Print the range of lines that opens with the line containing "The picture is" and closes with the last line of the listing. Include both ends; print nothing more.

>> Begin

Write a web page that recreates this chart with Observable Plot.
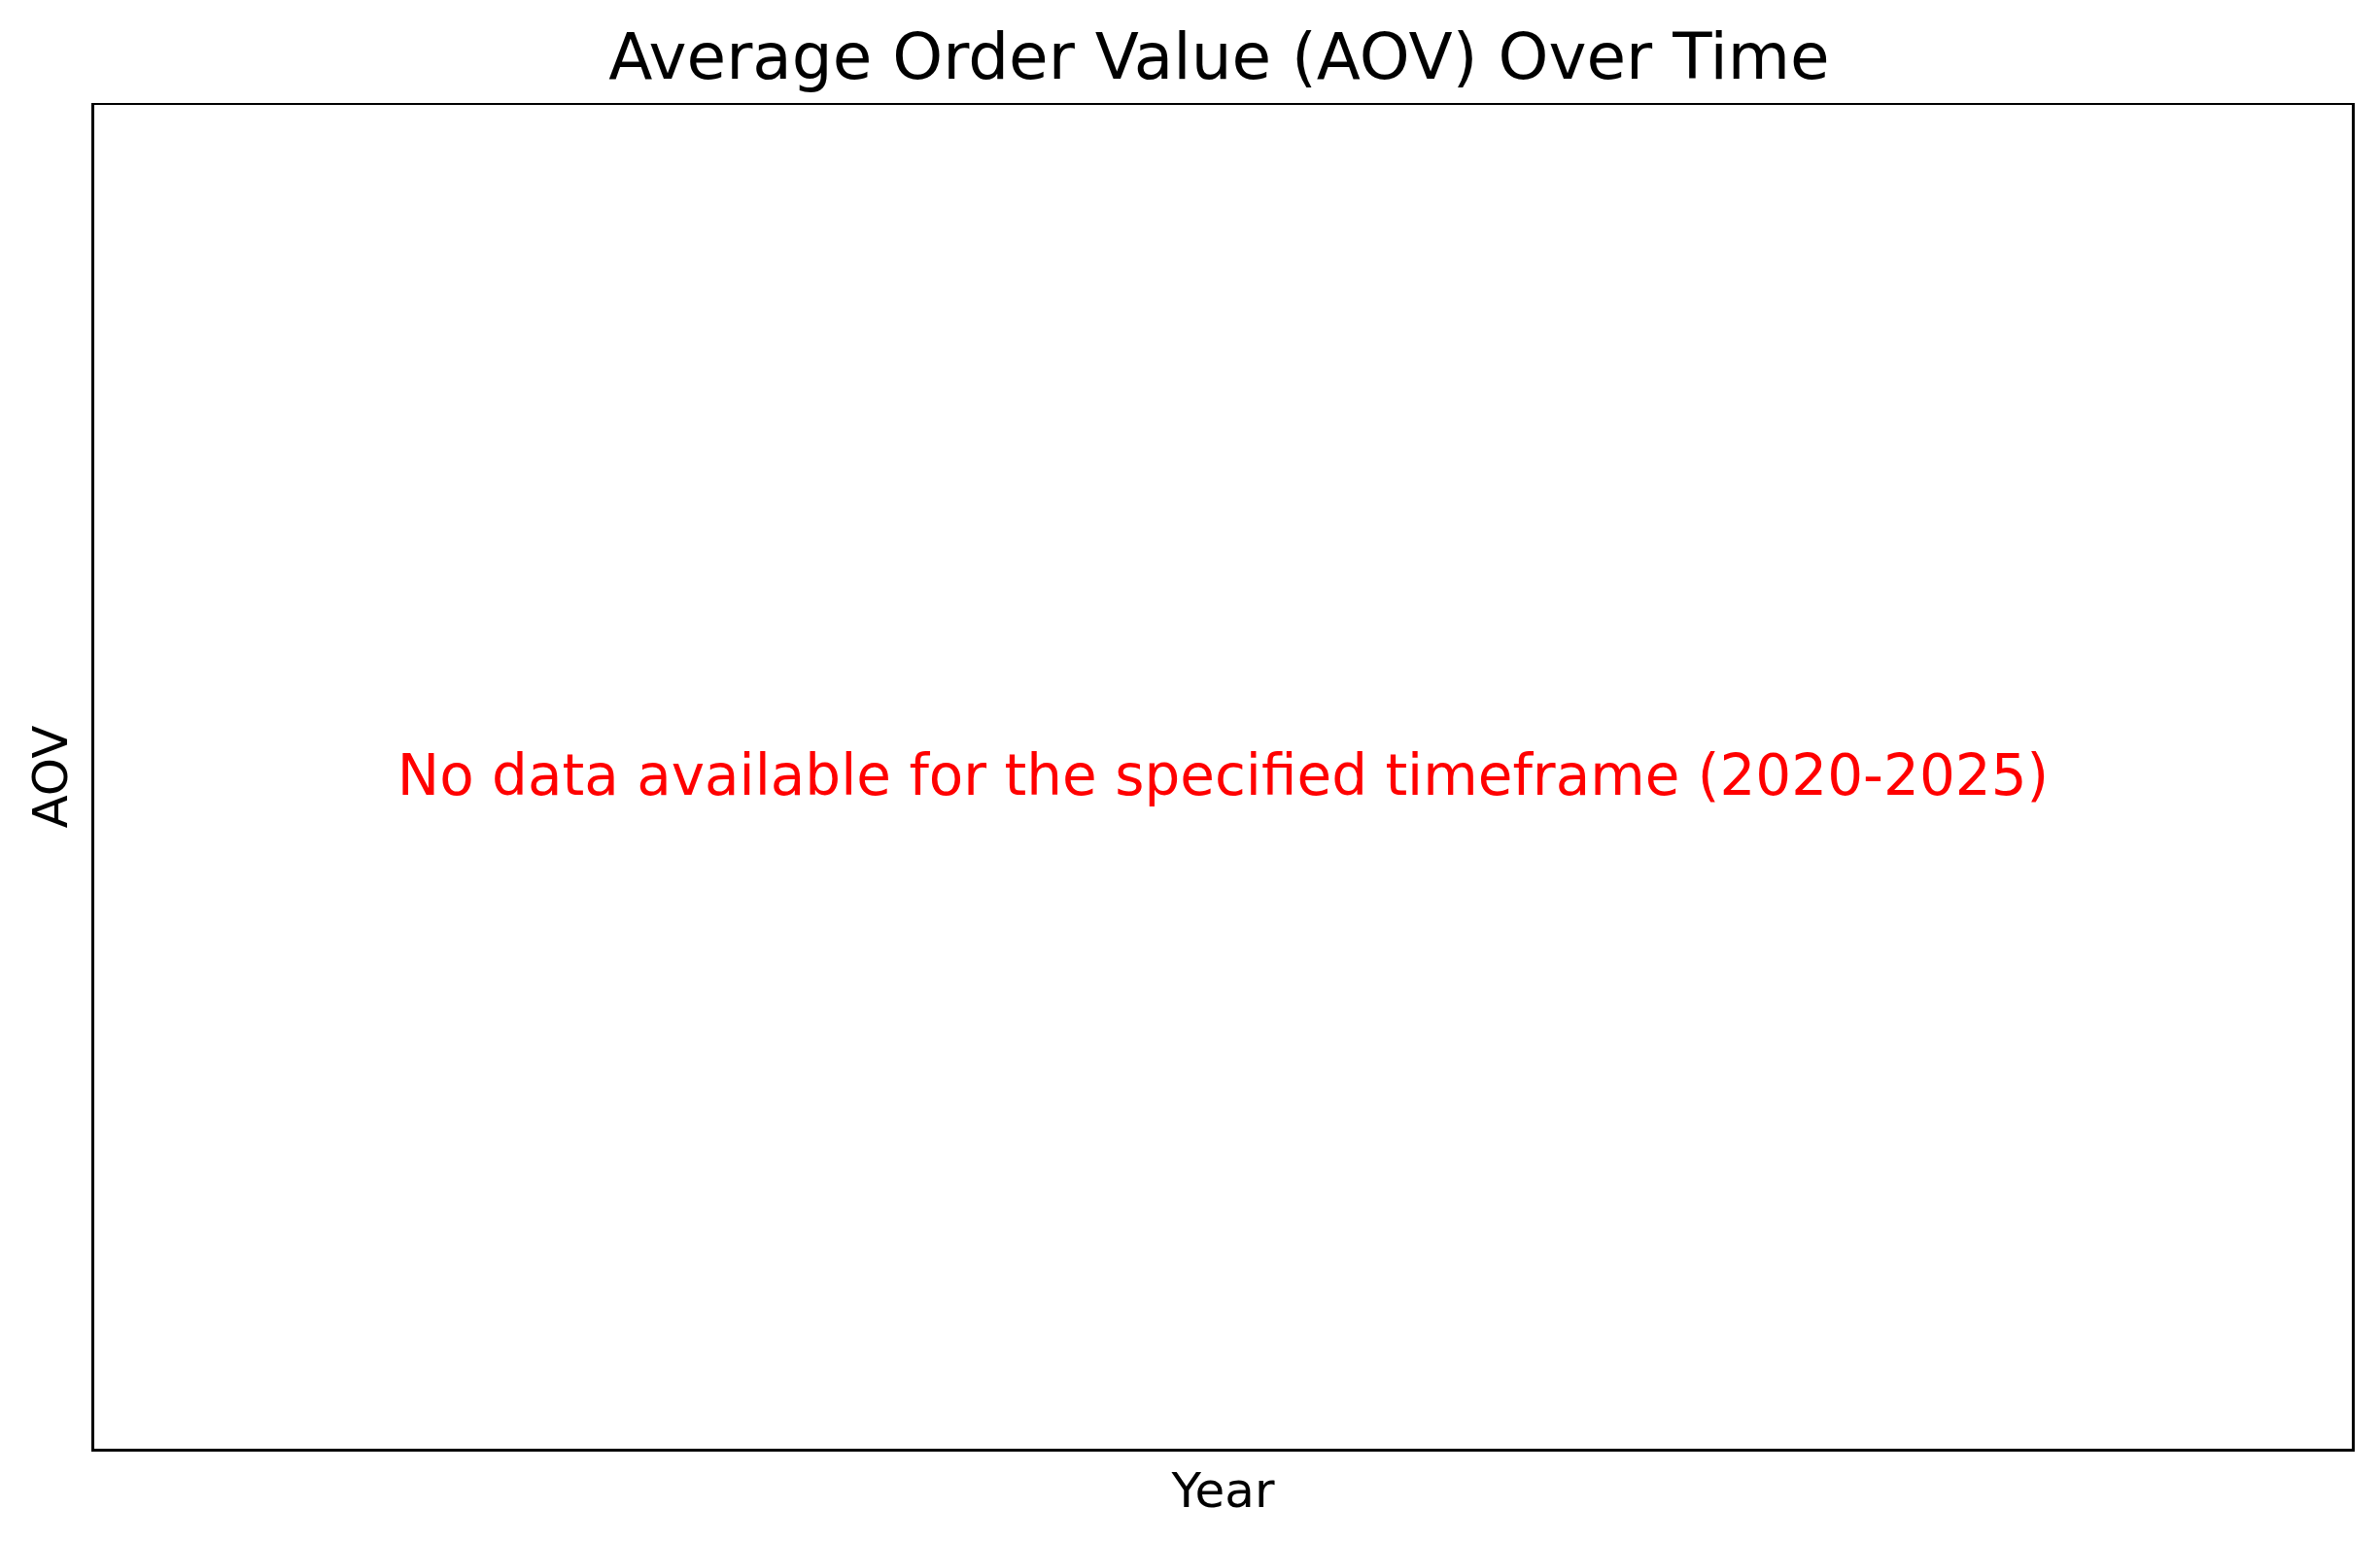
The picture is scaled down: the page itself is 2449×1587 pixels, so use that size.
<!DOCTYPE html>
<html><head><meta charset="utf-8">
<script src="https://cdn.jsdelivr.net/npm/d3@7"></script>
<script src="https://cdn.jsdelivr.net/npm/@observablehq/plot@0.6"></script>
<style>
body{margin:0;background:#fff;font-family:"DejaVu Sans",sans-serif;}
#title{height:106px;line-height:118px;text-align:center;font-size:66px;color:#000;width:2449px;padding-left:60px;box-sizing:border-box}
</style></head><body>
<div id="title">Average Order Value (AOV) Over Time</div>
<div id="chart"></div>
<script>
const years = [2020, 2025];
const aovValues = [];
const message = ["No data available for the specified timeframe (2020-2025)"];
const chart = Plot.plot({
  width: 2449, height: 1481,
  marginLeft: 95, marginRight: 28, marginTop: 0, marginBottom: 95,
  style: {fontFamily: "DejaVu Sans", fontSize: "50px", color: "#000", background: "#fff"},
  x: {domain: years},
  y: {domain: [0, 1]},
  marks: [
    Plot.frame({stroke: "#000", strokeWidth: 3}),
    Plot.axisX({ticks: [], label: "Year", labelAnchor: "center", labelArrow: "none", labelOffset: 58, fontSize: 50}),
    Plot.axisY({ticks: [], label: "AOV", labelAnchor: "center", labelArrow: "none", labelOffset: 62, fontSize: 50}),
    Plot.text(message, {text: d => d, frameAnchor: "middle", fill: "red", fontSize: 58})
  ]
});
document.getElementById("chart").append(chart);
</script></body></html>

>> End

**Full solution**
The picture is scaled down: the page itself is 2449×1587 pixels, so use that size.
<!DOCTYPE html>
<html><head><meta charset="utf-8">
<script src="https://cdn.jsdelivr.net/npm/d3@7"></script>
<script src="https://cdn.jsdelivr.net/npm/@observablehq/plot@0.6"></script>
<style>
body{margin:0;background:#fff;font-family:"DejaVu Sans",sans-serif;}
#title{height:106px;line-height:118px;text-align:center;font-size:66px;color:#000;width:2449px;padding-left:60px;box-sizing:border-box}
</style></head><body>
<div id="title">Average Order Value (AOV) Over Time</div>
<div id="chart"></div>
<script>
const years = [2020, 2025];
const aovValues = [];
const message = ["No data available for the specified timeframe (2020-2025)"];
const chart = Plot.plot({
  width: 2449, height: 1481,
  marginLeft: 95, marginRight: 28, marginTop: 0, marginBottom: 95,
  style: {fontFamily: "DejaVu Sans", fontSize: "50px", color: "#000", background: "#fff"},
  x: {domain: years},
  y: {domain: [0, 1]},
  marks: [
    Plot.frame({stroke: "#000", strokeWidth: 3}),
    Plot.axisX({ticks: [], label: "Year", labelAnchor: "center", labelArrow: "none", labelOffset: 58, fontSize: 50}),
    Plot.axisY({ticks: [], label: "AOV", labelAnchor: "center", labelArrow: "none", labelOffset: 62, fontSize: 50}),
    Plot.text(message, {text: d => d, frameAnchor: "middle", fill: "red", fontSize: 58})
  ]
});
document.getElementById("chart").append(chart);
</script></body></html>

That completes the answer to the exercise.